=== THE DATA ===
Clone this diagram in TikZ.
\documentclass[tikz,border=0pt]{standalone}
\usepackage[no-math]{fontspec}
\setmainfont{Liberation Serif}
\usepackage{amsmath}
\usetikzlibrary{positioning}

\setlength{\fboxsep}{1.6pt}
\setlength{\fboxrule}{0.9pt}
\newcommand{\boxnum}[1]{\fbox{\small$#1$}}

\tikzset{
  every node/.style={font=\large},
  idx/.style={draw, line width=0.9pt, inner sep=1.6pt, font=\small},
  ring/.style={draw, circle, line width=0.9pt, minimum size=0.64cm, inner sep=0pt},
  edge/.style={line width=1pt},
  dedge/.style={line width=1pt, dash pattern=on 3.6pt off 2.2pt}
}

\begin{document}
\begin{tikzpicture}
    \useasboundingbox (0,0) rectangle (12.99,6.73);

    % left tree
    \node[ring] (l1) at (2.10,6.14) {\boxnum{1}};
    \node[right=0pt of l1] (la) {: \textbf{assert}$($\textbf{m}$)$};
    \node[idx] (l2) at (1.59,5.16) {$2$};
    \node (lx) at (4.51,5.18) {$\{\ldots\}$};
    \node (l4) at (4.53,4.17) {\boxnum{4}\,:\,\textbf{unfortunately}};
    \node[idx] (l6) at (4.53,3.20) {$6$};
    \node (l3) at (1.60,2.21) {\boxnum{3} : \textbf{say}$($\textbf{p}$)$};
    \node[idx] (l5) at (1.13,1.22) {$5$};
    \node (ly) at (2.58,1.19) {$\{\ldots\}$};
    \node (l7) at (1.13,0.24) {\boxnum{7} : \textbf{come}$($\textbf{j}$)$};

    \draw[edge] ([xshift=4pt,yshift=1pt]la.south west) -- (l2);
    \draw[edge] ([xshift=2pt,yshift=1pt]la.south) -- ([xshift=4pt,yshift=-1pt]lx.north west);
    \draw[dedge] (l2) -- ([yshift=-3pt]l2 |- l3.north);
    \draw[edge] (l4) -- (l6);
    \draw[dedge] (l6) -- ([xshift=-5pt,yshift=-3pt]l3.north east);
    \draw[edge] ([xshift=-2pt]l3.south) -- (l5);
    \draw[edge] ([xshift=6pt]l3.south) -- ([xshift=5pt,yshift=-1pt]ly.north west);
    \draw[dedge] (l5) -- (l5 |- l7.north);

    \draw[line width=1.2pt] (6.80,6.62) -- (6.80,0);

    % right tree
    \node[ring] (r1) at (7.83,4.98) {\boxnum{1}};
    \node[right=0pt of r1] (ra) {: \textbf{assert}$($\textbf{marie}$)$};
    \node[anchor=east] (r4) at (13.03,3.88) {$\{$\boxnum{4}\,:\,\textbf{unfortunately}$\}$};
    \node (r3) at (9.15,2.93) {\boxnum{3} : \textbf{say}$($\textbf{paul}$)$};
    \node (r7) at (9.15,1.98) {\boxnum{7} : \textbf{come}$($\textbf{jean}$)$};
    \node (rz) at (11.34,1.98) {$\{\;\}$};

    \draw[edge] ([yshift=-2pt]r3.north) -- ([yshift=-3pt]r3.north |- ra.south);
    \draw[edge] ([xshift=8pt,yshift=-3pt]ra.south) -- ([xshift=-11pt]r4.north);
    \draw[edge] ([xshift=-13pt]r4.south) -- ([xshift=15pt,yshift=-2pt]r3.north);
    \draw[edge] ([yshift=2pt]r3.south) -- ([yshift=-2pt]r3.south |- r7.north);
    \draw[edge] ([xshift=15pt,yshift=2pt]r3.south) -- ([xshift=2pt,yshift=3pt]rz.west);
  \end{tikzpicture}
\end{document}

...

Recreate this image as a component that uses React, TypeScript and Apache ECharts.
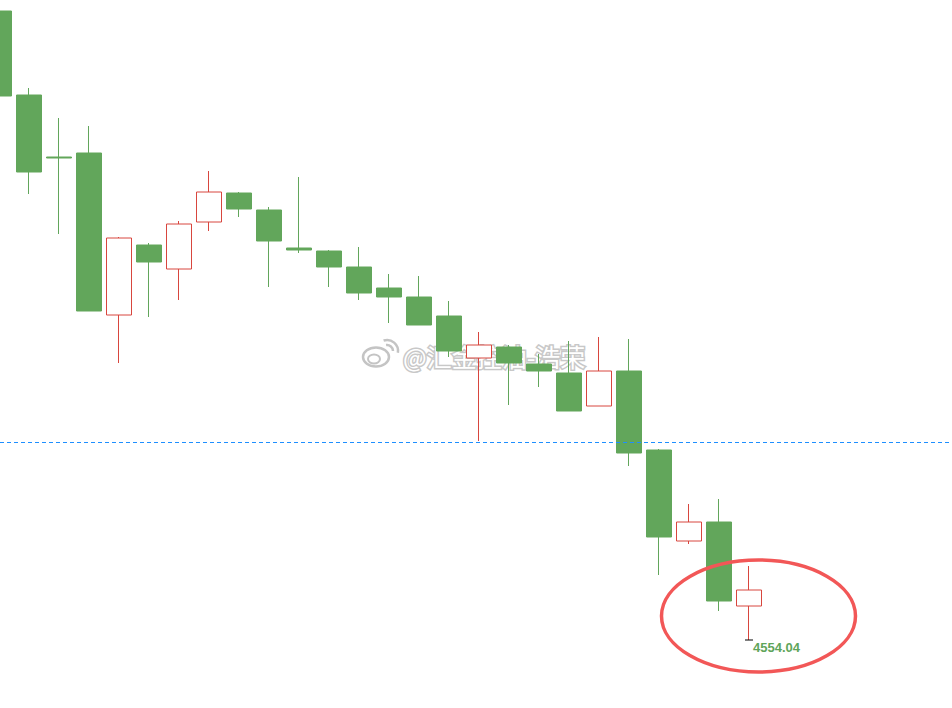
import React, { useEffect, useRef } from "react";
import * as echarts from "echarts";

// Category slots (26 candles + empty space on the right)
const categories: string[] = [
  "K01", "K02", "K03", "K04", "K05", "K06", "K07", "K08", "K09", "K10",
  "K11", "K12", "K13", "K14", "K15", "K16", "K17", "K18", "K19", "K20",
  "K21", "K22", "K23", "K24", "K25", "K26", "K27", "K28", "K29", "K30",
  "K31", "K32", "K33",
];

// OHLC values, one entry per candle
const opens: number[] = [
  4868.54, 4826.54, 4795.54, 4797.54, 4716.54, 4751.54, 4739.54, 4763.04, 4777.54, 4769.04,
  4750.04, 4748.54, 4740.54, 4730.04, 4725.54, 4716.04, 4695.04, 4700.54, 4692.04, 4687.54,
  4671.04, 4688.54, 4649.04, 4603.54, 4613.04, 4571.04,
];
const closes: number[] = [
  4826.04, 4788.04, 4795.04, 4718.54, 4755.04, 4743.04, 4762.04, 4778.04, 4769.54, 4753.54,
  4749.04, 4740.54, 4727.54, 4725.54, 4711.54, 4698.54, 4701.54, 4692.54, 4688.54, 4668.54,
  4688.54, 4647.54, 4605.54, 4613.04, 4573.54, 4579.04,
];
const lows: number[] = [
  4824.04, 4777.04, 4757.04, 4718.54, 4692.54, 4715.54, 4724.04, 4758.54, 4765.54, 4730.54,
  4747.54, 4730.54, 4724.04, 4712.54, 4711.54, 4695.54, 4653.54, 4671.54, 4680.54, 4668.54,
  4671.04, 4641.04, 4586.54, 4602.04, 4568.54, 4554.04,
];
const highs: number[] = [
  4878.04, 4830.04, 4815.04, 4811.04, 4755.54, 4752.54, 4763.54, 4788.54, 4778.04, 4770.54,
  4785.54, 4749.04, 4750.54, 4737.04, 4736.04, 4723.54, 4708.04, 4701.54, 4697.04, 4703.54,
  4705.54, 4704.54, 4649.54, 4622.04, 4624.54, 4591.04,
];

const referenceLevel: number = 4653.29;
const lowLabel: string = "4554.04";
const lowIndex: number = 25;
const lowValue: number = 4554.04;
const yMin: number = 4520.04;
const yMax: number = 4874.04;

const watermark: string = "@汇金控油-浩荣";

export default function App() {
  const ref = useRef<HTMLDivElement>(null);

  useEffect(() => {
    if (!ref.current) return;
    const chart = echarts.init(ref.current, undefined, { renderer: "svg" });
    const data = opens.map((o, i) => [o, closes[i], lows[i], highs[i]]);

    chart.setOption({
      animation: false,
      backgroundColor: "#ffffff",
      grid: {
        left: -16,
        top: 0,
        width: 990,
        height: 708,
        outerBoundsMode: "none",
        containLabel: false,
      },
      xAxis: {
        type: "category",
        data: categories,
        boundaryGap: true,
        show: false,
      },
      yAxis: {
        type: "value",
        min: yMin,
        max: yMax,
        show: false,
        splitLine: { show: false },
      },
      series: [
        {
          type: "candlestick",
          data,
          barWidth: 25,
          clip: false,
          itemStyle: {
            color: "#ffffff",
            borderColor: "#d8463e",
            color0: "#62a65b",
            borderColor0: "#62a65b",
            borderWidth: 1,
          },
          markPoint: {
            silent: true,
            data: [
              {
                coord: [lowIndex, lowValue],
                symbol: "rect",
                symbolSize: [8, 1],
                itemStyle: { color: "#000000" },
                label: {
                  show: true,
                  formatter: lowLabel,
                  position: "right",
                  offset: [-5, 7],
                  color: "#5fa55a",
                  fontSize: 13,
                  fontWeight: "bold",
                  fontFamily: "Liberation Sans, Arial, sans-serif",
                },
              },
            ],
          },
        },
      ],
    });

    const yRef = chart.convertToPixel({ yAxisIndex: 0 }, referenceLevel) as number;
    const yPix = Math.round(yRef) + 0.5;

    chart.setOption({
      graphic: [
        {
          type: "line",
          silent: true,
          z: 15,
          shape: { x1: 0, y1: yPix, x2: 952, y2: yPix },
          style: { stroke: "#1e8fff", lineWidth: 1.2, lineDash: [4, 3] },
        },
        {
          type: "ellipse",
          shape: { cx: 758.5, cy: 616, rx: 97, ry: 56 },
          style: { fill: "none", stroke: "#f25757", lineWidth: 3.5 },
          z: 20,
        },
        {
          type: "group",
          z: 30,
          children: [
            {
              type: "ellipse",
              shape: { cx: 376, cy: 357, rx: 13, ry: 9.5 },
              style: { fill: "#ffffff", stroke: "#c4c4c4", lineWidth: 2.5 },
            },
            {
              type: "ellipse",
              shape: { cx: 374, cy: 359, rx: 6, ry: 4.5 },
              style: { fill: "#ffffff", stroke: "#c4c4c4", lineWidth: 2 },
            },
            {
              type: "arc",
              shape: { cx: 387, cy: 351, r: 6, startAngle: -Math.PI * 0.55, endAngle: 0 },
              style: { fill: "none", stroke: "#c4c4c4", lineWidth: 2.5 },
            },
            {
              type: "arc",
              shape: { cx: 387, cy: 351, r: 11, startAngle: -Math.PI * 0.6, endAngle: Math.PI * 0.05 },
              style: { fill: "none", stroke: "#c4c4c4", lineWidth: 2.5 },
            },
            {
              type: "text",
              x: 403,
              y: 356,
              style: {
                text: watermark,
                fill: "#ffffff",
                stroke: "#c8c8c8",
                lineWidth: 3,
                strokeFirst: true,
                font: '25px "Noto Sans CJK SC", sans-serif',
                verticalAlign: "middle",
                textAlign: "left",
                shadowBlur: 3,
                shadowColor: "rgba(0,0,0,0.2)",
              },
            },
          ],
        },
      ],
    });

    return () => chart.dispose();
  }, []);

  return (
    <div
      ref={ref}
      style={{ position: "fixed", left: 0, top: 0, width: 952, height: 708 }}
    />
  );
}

* * *

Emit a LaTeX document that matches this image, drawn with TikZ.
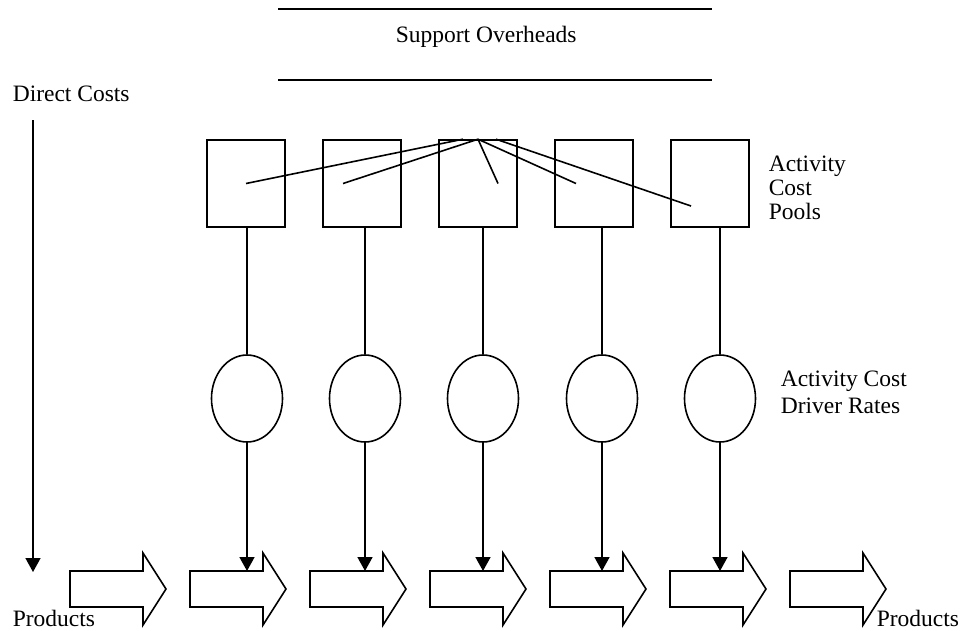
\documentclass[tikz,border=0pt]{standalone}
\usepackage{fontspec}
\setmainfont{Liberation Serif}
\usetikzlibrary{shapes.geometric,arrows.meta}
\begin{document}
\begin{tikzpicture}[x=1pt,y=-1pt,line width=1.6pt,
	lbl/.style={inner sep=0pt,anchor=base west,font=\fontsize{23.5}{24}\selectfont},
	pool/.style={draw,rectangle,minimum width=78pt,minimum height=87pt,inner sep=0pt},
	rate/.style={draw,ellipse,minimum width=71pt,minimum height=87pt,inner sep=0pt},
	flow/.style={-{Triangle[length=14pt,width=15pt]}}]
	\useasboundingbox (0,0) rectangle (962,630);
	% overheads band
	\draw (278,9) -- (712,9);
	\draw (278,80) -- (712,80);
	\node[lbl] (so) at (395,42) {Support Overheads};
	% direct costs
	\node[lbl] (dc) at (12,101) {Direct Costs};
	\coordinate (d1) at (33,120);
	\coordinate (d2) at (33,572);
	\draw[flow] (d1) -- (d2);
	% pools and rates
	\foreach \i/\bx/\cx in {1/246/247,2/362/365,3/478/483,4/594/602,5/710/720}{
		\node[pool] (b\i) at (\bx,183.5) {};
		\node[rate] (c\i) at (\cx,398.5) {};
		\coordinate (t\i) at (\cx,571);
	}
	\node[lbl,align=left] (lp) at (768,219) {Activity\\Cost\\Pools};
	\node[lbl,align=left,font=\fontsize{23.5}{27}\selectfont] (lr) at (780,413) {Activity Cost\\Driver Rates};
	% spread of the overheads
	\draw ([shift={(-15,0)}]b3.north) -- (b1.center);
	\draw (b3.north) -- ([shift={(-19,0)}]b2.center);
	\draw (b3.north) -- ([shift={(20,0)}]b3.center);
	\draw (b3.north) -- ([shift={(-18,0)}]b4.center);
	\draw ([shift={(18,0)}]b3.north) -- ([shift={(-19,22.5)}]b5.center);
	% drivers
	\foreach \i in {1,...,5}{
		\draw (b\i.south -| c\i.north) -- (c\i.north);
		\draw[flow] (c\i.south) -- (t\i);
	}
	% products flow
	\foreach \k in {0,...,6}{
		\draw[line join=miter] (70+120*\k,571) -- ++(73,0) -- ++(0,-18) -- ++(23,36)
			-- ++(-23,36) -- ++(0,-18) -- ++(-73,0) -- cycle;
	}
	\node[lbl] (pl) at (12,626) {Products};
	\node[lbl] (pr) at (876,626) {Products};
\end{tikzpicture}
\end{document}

=== TO BE DONE ===
Only the lines from "Recreate this image" through "import * as" should appear in your output, copied exactly with both end lines, and with no pictures.

=== SOLUTION TO THE EXERCISE ===
Recreate this image as a component that uses React, TypeScript and Apache ECharts.
import React, { useEffect, useRef } from "react";
import * as echarts from "echarts";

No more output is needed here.